Hokies 'figured out' U-M offense

NEW ORLEANS -- This wasn’t how Michigan thought it would go. Throughout the lead-up to the Allstate Sugar Bowl on Tuesday night, offensive coordinator Al Borges said he felt his team’s timing was still there, that his offense was improving.

Quarterback Denard Robinson, who had been up and down throughout the season, was coming off the best two-game stretch of his career leading up to the bowl (in wins over Nebraska and Ohio State) and seemed finally to find his stride.

Perhpas that confidence has waned a bit now. Yes, Michigan beat Virginia Tech in the Sugar Bowl, 23-20, but its offense never quite showed up, held to 184 yards.

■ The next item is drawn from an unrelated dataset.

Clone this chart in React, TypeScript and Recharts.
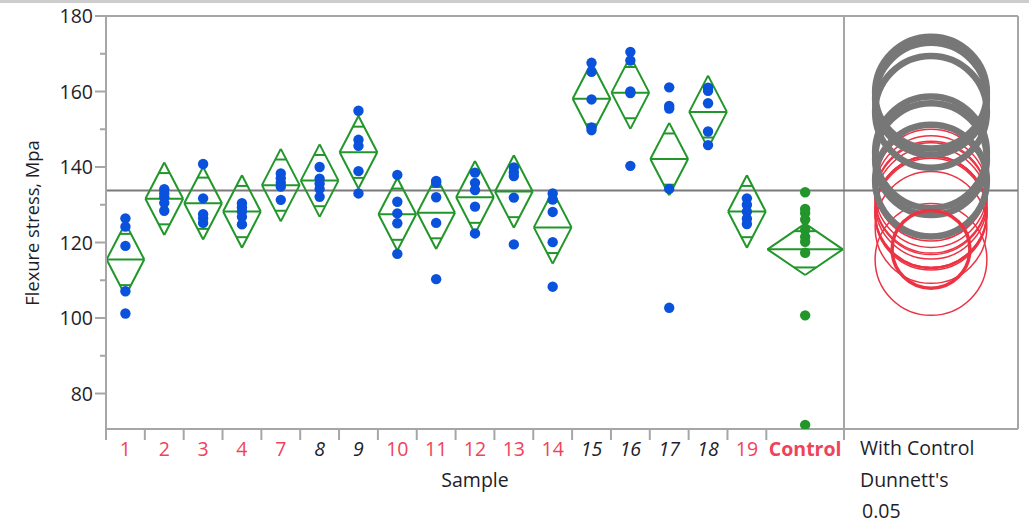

“They figured us out,” left tackle Taylor Lewan said. “They knew they had to stop Denard, had to stop (Fitzgerald Toussaint) and that’s what they did. Thank God our defense was here when we needed them the most.”

The Hokies succeeded in one thing Tuesday night: They completely shut down the Wolverines' running game. Virginia Tech held Robinson to 13 yards rushing -- his lowest total since he lost 3 yards on one carry against Purdue as a freshman in 2009 and his lowest rushing total in his two seasons as a starter.

Toussaint was held to 30 yards -- his lowest total since the Michigan State game this season, when he had 7 yards on two carries.

Some of the struggles, for sure, were aided by the right foot injury to senior center David Molk, who heard his foot pop in warmups and sat out the first drive but played the rest of the way.

But it went beyond that injury. Virginia Tech essentially drew up the blueprint going forward for how to stop Michigan. Load up on the run, especially on first down, to take away Toussaint and Robinson’s running ability, and force Robinson into long down-and-distance where he has to pass.

“They had a good plan,” Toussaint said. “They were pretty athletic, were good, and they were fast. I just felt that we had to just go out there and play a little harder.”

For the Hokies, it worked. Robinson reverted, in some ways, to his early season form -- missing receivers, making bad reads into coverage and being bailed out by Tuesday’s Most Outstanding Player, senior receiver Junior Hemingway, who had two catches for 63 yards and two touchdowns.

Both of Hemingway’s touchdowns were more outstanding plays by Hemingway than anything Robinson did. Robinson completed only 9 of 21 passes for 117 yards, two touchdowns, an interception and at least three other passes that could have been intercepted or were intercepted and then overturned on replay.

So that is a key point for Michigan to start working at for next season as even Borges admitted after the game that Lewan might have been right -- that it is possible the Hokies figured Michigan out.

“I don’t know that they did or they didn’t, but there were times it certainly looked like it,” Borges said. “We’re just trying to plug away and see what they are trying to over-defend and try to hit them with some counter-punches. Hopefully you can execute them.”

They did enough to win Tuesday, but heading into next season -- when Michigan will be one of the favorites in the Big Ten -- the Wolverines will have to be better than they were in the season finale of 2011.